**DATA SECTION**
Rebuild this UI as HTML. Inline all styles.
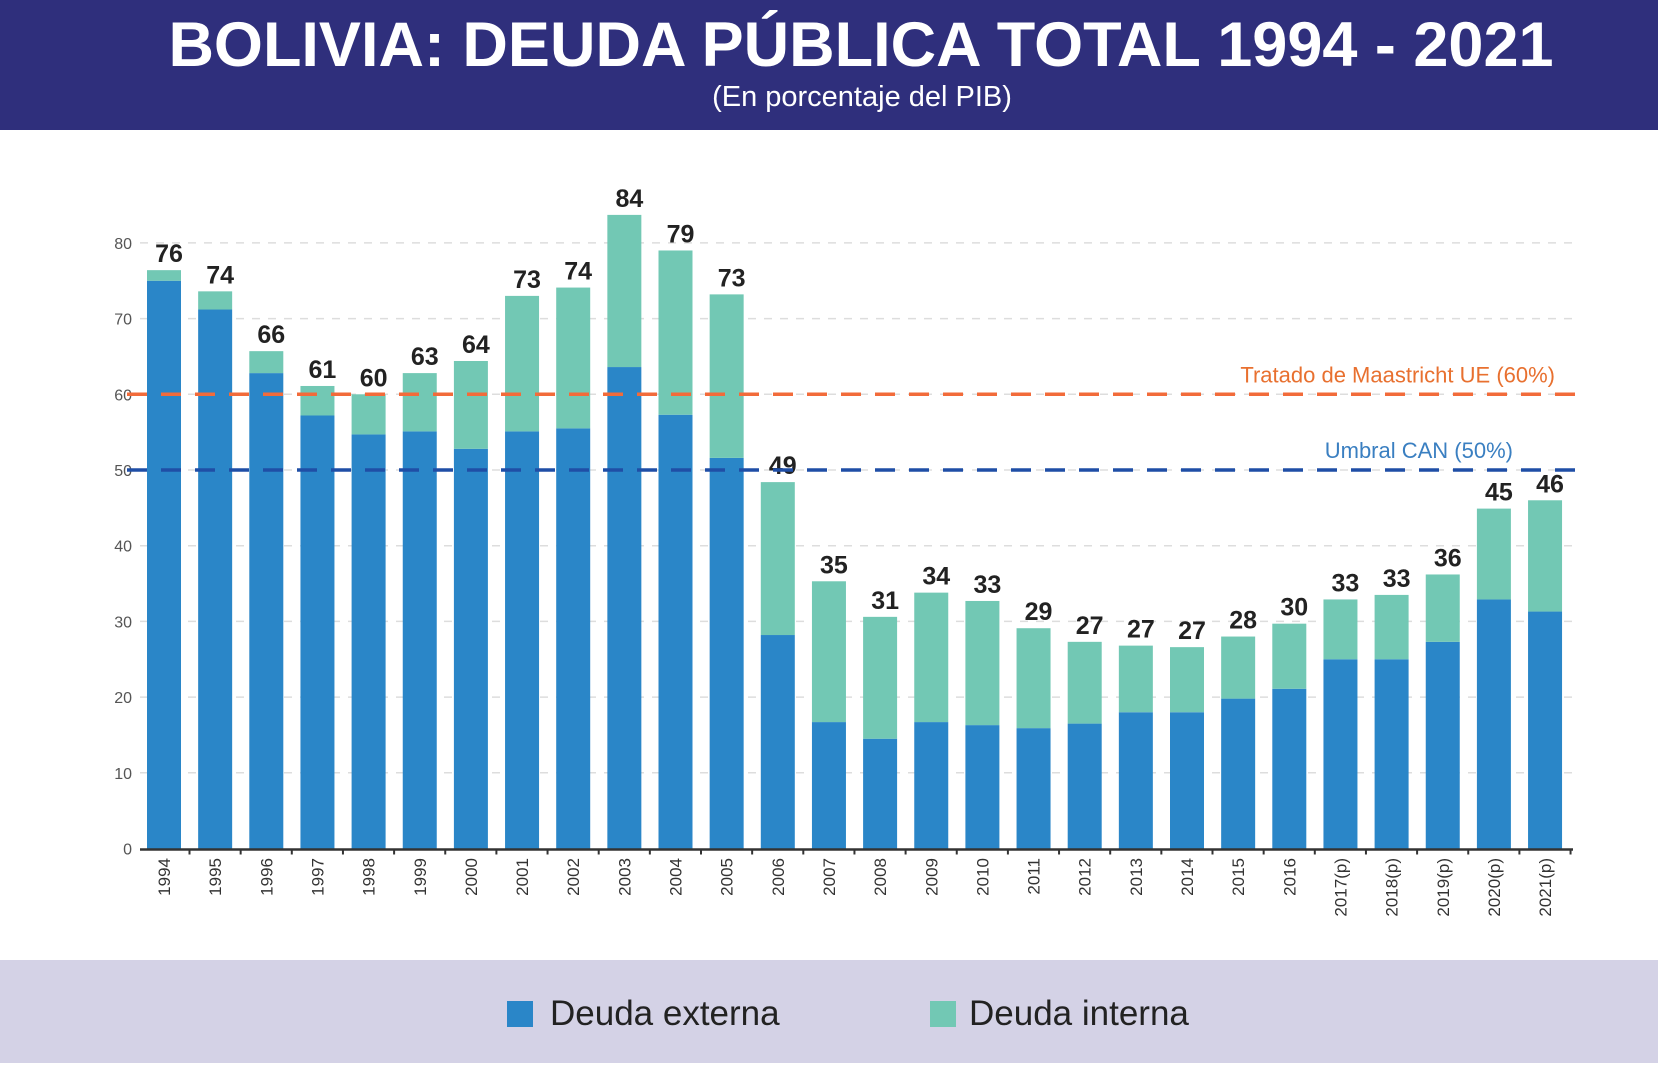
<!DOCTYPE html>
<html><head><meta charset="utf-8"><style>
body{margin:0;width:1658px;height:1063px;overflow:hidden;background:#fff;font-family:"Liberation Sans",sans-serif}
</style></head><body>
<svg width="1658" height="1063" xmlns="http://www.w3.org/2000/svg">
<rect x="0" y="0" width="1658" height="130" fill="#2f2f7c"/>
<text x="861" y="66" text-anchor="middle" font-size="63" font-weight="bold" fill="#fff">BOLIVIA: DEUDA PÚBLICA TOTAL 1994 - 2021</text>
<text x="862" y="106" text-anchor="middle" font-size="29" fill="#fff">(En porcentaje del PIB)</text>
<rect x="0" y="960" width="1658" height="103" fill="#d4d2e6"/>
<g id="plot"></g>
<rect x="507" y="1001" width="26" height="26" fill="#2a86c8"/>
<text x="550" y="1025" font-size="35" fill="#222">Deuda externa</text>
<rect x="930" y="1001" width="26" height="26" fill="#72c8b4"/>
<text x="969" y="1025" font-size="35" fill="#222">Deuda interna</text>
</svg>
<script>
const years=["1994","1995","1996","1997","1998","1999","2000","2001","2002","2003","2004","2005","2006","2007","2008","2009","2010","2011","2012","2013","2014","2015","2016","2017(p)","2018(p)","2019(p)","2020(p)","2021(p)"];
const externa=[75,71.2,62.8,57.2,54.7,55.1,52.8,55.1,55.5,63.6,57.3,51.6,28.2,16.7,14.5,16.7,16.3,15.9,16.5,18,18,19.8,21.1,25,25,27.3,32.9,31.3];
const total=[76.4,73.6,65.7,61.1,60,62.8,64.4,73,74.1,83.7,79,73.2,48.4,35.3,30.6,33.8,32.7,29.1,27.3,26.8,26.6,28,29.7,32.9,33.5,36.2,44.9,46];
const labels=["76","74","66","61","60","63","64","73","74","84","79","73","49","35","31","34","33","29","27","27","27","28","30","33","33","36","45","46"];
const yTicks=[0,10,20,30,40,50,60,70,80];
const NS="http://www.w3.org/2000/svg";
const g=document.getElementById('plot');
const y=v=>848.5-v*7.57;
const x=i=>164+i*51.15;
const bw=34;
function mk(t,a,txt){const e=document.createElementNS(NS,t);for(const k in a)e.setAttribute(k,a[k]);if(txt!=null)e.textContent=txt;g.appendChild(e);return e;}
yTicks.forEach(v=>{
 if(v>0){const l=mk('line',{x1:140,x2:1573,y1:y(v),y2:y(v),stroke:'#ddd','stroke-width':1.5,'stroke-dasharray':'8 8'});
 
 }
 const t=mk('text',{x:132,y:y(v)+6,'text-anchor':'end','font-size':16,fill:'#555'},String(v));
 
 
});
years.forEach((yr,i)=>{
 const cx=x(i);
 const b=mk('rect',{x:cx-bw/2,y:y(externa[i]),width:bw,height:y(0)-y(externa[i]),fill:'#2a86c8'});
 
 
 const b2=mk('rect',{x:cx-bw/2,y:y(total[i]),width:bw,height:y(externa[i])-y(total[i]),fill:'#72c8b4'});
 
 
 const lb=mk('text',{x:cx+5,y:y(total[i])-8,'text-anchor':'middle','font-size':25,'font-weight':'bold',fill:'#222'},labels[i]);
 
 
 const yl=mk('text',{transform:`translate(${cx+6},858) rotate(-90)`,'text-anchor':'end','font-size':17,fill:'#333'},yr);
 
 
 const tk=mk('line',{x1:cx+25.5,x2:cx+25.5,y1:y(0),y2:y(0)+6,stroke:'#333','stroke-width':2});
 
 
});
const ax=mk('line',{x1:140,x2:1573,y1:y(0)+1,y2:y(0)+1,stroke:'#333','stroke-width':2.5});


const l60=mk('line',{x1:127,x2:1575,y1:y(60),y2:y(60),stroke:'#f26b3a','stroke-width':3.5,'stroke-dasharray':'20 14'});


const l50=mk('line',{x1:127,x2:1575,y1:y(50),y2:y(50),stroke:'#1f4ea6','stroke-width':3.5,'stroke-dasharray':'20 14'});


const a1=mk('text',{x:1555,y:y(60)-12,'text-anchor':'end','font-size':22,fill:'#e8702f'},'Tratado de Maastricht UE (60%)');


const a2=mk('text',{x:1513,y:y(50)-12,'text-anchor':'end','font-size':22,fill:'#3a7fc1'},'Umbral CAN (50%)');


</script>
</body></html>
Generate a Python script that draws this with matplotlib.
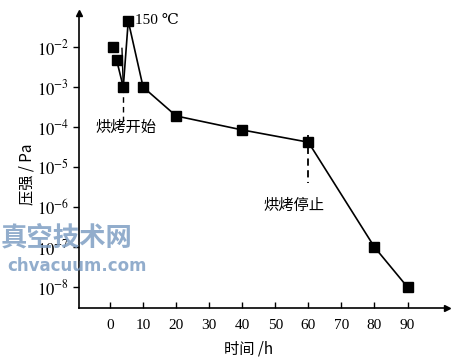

**DIRECTION**
Each record should be quoted exactly, with the images omitted.

**ANSWER TO THIS EXERCISE**
Rebuild this UI as HTML. Inline all styles.
<!DOCTYPE html>
<html><head><meta charset="utf-8"><style>
body{margin:0;width:1658px;height:1063px;overflow:hidden;background:#fff;font-family:"Liberation Sans",sans-serif}
</style></head><body>
<svg width="1658" height="1063" xmlns="http://www.w3.org/2000/svg">
<rect x="0" y="0" width="1658" height="130" fill="#2f2f7c"/>
<text x="861" y="66" text-anchor="middle" font-size="63" font-weight="bold" fill="#fff">BOLIVIA: DEUDA PÚBLICA TOTAL 1994 - 2021</text>
<text x="862" y="106" text-anchor="middle" font-size="29" fill="#fff">(En porcentaje del PIB)</text>
<rect x="0" y="960" width="1658" height="103" fill="#d4d2e6"/>
<g id="plot"></g>
<rect x="507" y="1001" width="26" height="26" fill="#2a86c8"/>
<text x="550" y="1025" font-size="35" fill="#222">Deuda externa</text>
<rect x="930" y="1001" width="26" height="26" fill="#72c8b4"/>
<text x="969" y="1025" font-size="35" fill="#222">Deuda interna</text>
</svg>
<script>
const years=["1994","1995","1996","1997","1998","1999","2000","2001","2002","2003","2004","2005","2006","2007","2008","2009","2010","2011","2012","2013","2014","2015","2016","2017(p)","2018(p)","2019(p)","2020(p)","2021(p)"];
const externa=[75,71.2,62.8,57.2,54.7,55.1,52.8,55.1,55.5,63.6,57.3,51.6,28.2,16.7,14.5,16.7,16.3,15.9,16.5,18,18,19.8,21.1,25,25,27.3,32.9,31.3];
const total=[76.4,73.6,65.7,61.1,60,62.8,64.4,73,74.1,83.7,79,73.2,48.4,35.3,30.6,33.8,32.7,29.1,27.3,26.8,26.6,28,29.7,32.9,33.5,36.2,44.9,46];
const labels=["76","74","66","61","60","63","64","73","74","84","79","73","49","35","31","34","33","29","27","27","27","28","30","33","33","36","45","46"];
const yTicks=[0,10,20,30,40,50,60,70,80];
const NS="http://www.w3.org/2000/svg";
const g=document.getElementById('plot');
const y=v=>848.5-v*7.57;
const x=i=>164+i*51.15;
const bw=34;
function mk(t,a,txt){const e=document.createElementNS(NS,t);for(const k in a)e.setAttribute(k,a[k]);if(txt!=null)e.textContent=txt;g.appendChild(e);return e;}
yTicks.forEach(v=>{
 if(v>0){const l=mk('line',{x1:140,x2:1573,y1:y(v),y2:y(v),stroke:'#ddd','stroke-width':1.5,'stroke-dasharray':'8 8'});
 
 }
 const t=mk('text',{x:132,y:y(v)+6,'text-anchor':'end','font-size':16,fill:'#555'},String(v));
 
 
});
years.forEach((yr,i)=>{
 const cx=x(i);
 const b=mk('rect',{x:cx-bw/2,y:y(externa[i]),width:bw,height:y(0)-y(externa[i]),fill:'#2a86c8'});
 
 
 const b2=mk('rect',{x:cx-bw/2,y:y(total[i]),width:bw,height:y(externa[i])-y(total[i]),fill:'#72c8b4'});
 
 
 const lb=mk('text',{x:cx+5,y:y(total[i])-8,'text-anchor':'middle','font-size':25,'font-weight':'bold',fill:'#222'},labels[i]);
 
 
 const yl=mk('text',{transform:`translate(${cx+6},858) rotate(-90)`,'text-anchor':'end','font-size':17,fill:'#333'},yr);
 
 
 const tk=mk('line',{x1:cx+25.5,x2:cx+25.5,y1:y(0),y2:y(0)+6,stroke:'#333','stroke-width':2});
 
 
});
const ax=mk('line',{x1:140,x2:1573,y1:y(0)+1,y2:y(0)+1,stroke:'#333','stroke-width':2.5});


const l60=mk('line',{x1:127,x2:1575,y1:y(60),y2:y(60),stroke:'#f26b3a','stroke-width':3.5,'stroke-dasharray':'20 14'});


const l50=mk('line',{x1:127,x2:1575,y1:y(50),y2:y(50),stroke:'#1f4ea6','stroke-width':3.5,'stroke-dasharray':'20 14'});


const a1=mk('text',{x:1555,y:y(60)-12,'text-anchor':'end','font-size':22,fill:'#e8702f'},'Tratado de Maastricht UE (60%)');


const a2=mk('text',{x:1513,y:y(50)-12,'text-anchor':'end','font-size':22,fill:'#3a7fc1'},'Umbral CAN (50%)');


</script>
</body></html>
Generate a Python script that draws this with matplotlib.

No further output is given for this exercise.